Vijay Mallya's Swipe At PM Again In Tweet, "Who Does One Believe?"

Vijay Mallya

 Vijay Mallya's Swipe At PM Again In Tweet,  "Who Does One Believe?"

New Delhi: The fugitive businessman Vijay Mallya, who is wanted in India for defaulting crores in loans to his failed Kingfisher Airlines, took to twitter to attack PM Modi again. Mr Mallya alleged that by PM Modi's assertion that the recovery of assets was higher than the alleged Rs. 9,000 crores he owed. The businessman faces extradition to India on fraud and money laundering charges.

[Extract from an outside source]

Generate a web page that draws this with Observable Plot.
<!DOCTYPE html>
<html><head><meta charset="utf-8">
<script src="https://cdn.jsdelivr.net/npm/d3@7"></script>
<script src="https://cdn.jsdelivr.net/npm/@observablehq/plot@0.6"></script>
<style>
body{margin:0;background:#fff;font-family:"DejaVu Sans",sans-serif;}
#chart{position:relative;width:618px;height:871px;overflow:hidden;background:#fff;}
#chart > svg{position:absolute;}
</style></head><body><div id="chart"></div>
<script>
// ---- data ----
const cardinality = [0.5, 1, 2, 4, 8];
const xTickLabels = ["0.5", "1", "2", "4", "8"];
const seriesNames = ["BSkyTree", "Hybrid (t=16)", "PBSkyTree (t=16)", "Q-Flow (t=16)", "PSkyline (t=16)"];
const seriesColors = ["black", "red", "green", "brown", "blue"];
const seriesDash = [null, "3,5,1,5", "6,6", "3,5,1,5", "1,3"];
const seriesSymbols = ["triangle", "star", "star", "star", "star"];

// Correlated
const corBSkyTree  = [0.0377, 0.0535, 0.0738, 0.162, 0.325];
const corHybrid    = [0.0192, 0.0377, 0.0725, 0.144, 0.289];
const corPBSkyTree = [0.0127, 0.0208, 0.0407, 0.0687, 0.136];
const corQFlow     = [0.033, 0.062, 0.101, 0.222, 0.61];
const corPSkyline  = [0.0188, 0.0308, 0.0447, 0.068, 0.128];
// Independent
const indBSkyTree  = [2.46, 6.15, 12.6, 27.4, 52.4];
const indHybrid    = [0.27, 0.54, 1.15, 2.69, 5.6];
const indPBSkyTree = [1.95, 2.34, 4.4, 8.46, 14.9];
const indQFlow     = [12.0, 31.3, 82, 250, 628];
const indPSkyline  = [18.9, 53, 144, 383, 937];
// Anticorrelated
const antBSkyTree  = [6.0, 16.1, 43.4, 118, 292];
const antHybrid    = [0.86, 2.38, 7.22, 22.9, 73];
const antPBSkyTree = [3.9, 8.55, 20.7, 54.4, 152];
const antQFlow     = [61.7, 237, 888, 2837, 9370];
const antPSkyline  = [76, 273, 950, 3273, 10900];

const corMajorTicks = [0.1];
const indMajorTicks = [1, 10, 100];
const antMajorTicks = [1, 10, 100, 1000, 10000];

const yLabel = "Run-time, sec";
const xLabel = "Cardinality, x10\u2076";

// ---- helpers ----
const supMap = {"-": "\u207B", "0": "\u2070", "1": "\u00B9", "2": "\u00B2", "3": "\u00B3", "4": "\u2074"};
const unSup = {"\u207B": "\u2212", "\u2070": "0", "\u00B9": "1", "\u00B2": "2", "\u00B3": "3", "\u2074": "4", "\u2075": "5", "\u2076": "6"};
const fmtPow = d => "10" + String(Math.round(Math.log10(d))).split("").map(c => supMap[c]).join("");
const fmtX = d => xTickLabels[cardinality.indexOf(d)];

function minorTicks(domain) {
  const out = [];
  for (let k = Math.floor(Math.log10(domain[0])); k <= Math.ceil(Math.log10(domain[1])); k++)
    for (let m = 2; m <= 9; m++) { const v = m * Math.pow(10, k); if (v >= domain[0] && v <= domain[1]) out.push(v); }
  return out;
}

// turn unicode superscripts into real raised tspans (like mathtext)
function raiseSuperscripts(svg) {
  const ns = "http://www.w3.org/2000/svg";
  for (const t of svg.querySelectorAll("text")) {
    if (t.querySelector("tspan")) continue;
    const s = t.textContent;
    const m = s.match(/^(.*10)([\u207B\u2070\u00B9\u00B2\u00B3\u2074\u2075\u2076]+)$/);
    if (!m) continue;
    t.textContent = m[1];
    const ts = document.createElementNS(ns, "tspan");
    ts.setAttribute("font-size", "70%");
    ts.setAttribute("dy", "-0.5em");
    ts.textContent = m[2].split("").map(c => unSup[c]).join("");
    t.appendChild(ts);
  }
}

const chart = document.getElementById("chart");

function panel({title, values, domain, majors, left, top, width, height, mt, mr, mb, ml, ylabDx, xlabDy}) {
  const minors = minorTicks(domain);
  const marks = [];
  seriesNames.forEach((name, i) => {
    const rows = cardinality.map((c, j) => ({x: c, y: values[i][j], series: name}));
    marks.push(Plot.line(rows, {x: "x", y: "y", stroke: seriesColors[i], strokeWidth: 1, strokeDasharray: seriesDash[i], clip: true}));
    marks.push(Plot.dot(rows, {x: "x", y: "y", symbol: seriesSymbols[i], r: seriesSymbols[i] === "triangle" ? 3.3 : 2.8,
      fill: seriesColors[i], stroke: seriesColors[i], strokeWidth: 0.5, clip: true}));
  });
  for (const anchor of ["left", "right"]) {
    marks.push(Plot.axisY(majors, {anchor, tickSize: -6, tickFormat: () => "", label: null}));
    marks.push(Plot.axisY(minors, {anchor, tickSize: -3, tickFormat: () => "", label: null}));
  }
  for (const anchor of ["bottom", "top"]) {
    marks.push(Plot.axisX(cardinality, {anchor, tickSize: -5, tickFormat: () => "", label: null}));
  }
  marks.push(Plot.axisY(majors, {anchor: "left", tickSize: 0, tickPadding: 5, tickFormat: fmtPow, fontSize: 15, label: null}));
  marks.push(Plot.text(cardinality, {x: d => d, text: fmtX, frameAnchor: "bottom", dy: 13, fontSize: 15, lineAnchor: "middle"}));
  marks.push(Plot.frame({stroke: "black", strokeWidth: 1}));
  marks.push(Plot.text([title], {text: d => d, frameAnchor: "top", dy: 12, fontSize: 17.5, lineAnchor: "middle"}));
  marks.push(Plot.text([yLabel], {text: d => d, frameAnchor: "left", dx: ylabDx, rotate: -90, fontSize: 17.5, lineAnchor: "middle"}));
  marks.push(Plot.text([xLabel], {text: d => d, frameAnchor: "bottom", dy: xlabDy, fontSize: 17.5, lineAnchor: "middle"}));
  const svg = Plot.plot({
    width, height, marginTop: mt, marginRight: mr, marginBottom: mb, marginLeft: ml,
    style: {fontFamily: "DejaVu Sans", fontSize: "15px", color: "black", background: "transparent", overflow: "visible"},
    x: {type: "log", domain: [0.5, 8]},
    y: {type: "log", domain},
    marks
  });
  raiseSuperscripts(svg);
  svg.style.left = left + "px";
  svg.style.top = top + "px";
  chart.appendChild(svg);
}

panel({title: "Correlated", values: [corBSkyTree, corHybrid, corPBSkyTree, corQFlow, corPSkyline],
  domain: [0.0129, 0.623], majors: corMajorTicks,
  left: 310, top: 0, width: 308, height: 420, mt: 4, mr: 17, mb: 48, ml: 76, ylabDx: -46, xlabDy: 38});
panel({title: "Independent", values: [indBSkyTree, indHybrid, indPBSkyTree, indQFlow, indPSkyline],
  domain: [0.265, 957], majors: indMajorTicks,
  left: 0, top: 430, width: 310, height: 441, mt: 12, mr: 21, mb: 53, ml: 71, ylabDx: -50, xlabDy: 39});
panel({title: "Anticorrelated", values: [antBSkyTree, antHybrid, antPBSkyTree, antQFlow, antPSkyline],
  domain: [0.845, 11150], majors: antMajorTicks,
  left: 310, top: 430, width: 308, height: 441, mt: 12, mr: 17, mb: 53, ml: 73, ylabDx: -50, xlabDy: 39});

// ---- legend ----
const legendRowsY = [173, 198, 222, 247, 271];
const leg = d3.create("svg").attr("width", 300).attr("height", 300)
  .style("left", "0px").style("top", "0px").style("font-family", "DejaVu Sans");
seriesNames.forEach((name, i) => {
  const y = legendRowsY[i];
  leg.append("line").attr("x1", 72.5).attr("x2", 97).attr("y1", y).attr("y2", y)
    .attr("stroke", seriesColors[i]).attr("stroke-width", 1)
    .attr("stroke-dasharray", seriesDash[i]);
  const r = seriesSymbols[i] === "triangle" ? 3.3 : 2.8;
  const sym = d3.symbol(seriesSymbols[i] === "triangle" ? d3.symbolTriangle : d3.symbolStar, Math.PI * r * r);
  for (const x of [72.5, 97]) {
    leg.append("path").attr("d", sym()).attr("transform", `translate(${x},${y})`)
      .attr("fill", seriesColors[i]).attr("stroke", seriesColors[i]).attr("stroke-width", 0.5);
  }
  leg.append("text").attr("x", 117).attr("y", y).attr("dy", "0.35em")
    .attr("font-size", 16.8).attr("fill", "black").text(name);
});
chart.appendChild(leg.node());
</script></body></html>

The tweets of the fugitive liquor baron, Mr Mallya came after the debt-ridden carrier Jet Airways decided to temporarily suspend all operations. Mr Mallya also expressed his solidarity with its founder Naresh Goyal and said private airlines were discriminated against by the government.

"None other than the Prime Minister of India specifically says in an interview that his Government has recovered more money than I allegedly owe PSU Banks and the same Banks claim otherwise in English Courts. Who does one believe ? One or the other is lying," Vijay Mallya tweeted.

Vijay Mallya

Earlier this month, Mr Mallya had said that the Prime Minister's statements that recovery of Rs. 14,000 crores worth of his assets has fully vindicated him in his assertion of being a "poster boy" for the BJP-led government.

He is wanted in India for defaulting on Rs.9,000 crore in loans to his failed Kingfisher Airlines. Bogged down by a massive financial concern, the full-cost airline closed operations in 2012.

The 63 year old Mr Mallya has repeatedly urged banks to take 100 per cent of the principal amount he owes them.

In March 2016, Vijay Mallya left India after banks got together to initiate legal proceedings to recover the money he owed them. Last year in February India formally asked for the extradition of the liquor baron, who currently resides near London.

A group of 13 banks, led by State Bank of India (SBI), are trying to enforce a worldwide freezing order upheld by the UK High Court in May last year through a number of follow up court orders.